**Exercise directions**
Copy out every record precisely.

**Data records**
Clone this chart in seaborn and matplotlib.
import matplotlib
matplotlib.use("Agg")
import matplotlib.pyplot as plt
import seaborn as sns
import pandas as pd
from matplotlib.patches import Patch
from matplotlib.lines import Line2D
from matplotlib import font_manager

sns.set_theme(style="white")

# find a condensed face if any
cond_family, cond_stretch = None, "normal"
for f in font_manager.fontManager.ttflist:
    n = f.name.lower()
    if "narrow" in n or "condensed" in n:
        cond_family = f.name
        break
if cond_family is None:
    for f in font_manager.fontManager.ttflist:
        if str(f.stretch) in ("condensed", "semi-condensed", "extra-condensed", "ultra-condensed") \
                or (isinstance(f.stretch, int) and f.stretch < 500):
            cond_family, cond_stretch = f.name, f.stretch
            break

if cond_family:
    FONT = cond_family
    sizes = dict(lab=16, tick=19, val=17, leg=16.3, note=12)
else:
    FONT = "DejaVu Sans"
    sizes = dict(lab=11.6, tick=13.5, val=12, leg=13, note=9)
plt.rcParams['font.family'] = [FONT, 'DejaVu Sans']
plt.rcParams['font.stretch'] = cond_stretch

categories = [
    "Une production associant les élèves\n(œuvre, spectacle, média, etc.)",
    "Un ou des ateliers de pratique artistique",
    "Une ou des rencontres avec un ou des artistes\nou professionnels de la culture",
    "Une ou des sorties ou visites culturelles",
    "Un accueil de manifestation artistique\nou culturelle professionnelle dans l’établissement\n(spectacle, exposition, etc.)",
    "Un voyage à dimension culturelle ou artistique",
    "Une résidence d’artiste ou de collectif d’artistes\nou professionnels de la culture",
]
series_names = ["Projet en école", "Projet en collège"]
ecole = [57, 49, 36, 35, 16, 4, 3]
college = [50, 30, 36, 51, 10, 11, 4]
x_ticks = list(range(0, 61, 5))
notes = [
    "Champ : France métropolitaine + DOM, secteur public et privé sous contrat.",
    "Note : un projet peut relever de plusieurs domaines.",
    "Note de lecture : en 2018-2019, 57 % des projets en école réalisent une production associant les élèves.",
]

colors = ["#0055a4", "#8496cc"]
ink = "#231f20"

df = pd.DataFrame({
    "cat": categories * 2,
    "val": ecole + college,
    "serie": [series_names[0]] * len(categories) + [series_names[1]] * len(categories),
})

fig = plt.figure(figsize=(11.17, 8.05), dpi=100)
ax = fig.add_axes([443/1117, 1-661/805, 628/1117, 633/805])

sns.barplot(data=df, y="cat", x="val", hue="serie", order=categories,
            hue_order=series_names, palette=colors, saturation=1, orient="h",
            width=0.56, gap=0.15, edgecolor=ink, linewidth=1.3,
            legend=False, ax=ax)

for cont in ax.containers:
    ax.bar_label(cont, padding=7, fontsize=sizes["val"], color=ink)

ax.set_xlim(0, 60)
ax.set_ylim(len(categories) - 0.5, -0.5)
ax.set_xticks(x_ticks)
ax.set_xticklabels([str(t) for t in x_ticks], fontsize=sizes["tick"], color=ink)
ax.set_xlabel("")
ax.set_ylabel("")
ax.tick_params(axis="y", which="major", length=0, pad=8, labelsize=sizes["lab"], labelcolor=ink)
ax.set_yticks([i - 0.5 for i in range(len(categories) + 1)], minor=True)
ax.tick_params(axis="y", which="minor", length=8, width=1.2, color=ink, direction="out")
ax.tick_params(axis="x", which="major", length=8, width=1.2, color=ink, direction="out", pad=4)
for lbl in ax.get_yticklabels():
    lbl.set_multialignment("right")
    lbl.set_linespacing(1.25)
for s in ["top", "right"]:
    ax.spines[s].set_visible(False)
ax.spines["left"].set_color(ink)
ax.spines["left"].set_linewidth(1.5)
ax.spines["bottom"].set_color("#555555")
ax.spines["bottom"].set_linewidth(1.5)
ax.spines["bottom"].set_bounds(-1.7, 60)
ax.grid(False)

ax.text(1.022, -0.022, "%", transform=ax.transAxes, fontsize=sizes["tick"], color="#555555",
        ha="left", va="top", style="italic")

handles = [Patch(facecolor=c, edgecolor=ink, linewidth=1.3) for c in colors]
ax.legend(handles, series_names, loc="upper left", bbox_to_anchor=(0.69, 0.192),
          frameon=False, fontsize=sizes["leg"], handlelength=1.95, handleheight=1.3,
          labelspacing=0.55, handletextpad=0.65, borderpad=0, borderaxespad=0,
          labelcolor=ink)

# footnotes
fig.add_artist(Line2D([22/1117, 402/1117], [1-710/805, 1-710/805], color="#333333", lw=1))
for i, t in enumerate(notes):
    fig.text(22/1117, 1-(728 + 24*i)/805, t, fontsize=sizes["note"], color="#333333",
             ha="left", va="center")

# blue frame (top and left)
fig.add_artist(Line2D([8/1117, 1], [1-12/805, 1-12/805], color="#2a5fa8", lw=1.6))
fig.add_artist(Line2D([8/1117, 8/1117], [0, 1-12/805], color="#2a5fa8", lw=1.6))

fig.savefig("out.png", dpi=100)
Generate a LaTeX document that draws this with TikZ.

**Task solution**
Clone this chart in seaborn and matplotlib.
import matplotlib
matplotlib.use("Agg")
import matplotlib.pyplot as plt
import seaborn as sns
import pandas as pd
from matplotlib.patches import Patch
from matplotlib.lines import Line2D
from matplotlib import font_manager

sns.set_theme(style="white")

# find a condensed face if any
cond_family, cond_stretch = None, "normal"
for f in font_manager.fontManager.ttflist:
    n = f.name.lower()
    if "narrow" in n or "condensed" in n:
        cond_family = f.name
        break
if cond_family is None:
    for f in font_manager.fontManager.ttflist:
        if str(f.stretch) in ("condensed", "semi-condensed", "extra-condensed", "ultra-condensed") \
                or (isinstance(f.stretch, int) and f.stretch < 500):
            cond_family, cond_stretch = f.name, f.stretch
            break

if cond_family:
    FONT = cond_family
    sizes = dict(lab=16, tick=19, val=17, leg=16.3, note=12)
else:
    FONT = "DejaVu Sans"
    sizes = dict(lab=11.6, tick=13.5, val=12, leg=13, note=9)
plt.rcParams['font.family'] = [FONT, 'DejaVu Sans']
plt.rcParams['font.stretch'] = cond_stretch

categories = [
    "Une production associant les élèves\n(œuvre, spectacle, média, etc.)",
    "Un ou des ateliers de pratique artistique",
    "Une ou des rencontres avec un ou des artistes\nou professionnels de la culture",
    "Une ou des sorties ou visites culturelles",
    "Un accueil de manifestation artistique\nou culturelle professionnelle dans l’établissement\n(spectacle, exposition, etc.)",
    "Un voyage à dimension culturelle ou artistique",
    "Une résidence d’artiste ou de collectif d’artistes\nou professionnels de la culture",
]
series_names = ["Projet en école", "Projet en collège"]
ecole = [57, 49, 36, 35, 16, 4, 3]
college = [50, 30, 36, 51, 10, 11, 4]
x_ticks = list(range(0, 61, 5))
notes = [
    "Champ : France métropolitaine + DOM, secteur public et privé sous contrat.",
    "Note : un projet peut relever de plusieurs domaines.",
    "Note de lecture : en 2018-2019, 57 % des projets en école réalisent une production associant les élèves.",
]

colors = ["#0055a4", "#8496cc"]
ink = "#231f20"

df = pd.DataFrame({
    "cat": categories * 2,
    "val": ecole + college,
    "serie": [series_names[0]] * len(categories) + [series_names[1]] * len(categories),
})

fig = plt.figure(figsize=(11.17, 8.05), dpi=100)
ax = fig.add_axes([443/1117, 1-661/805, 628/1117, 633/805])

sns.barplot(data=df, y="cat", x="val", hue="serie", order=categories,
            hue_order=series_names, palette=colors, saturation=1, orient="h",
            width=0.56, gap=0.15, edgecolor=ink, linewidth=1.3,
            legend=False, ax=ax)

for cont in ax.containers:
    ax.bar_label(cont, padding=7, fontsize=sizes["val"], color=ink)

ax.set_xlim(0, 60)
ax.set_ylim(len(categories) - 0.5, -0.5)
ax.set_xticks(x_ticks)
ax.set_xticklabels([str(t) for t in x_ticks], fontsize=sizes["tick"], color=ink)
ax.set_xlabel("")
ax.set_ylabel("")
ax.tick_params(axis="y", which="major", length=0, pad=8, labelsize=sizes["lab"], labelcolor=ink)
ax.set_yticks([i - 0.5 for i in range(len(categories) + 1)], minor=True)
ax.tick_params(axis="y", which="minor", length=8, width=1.2, color=ink, direction="out")
ax.tick_params(axis="x", which="major", length=8, width=1.2, color=ink, direction="out", pad=4)
for lbl in ax.get_yticklabels():
    lbl.set_multialignment("right")
    lbl.set_linespacing(1.25)
for s in ["top", "right"]:
    ax.spines[s].set_visible(False)
ax.spines["left"].set_color(ink)
ax.spines["left"].set_linewidth(1.5)
ax.spines["bottom"].set_color("#555555")
ax.spines["bottom"].set_linewidth(1.5)
ax.spines["bottom"].set_bounds(-1.7, 60)
ax.grid(False)

ax.text(1.022, -0.022, "%", transform=ax.transAxes, fontsize=sizes["tick"], color="#555555",
        ha="left", va="top", style="italic")

handles = [Patch(facecolor=c, edgecolor=ink, linewidth=1.3) for c in colors]
ax.legend(handles, series_names, loc="upper left", bbox_to_anchor=(0.69, 0.192),
          frameon=False, fontsize=sizes["leg"], handlelength=1.95, handleheight=1.3,
          labelspacing=0.55, handletextpad=0.65, borderpad=0, borderaxespad=0,
          labelcolor=ink)

# footnotes
fig.add_artist(Line2D([22/1117, 402/1117], [1-710/805, 1-710/805], color="#333333", lw=1))
for i, t in enumerate(notes):
    fig.text(22/1117, 1-(728 + 24*i)/805, t, fontsize=sizes["note"], color="#333333",
             ha="left", va="center")

# blue frame (top and left)
fig.add_artist(Line2D([8/1117, 1], [1-12/805, 1-12/805], color="#2a5fa8", lw=1.6))
fig.add_artist(Line2D([8/1117, 8/1117], [0, 1-12/805], color="#2a5fa8", lw=1.6))

fig.savefig("out.png", dpi=100)
Generate a LaTeX document that draws this with TikZ.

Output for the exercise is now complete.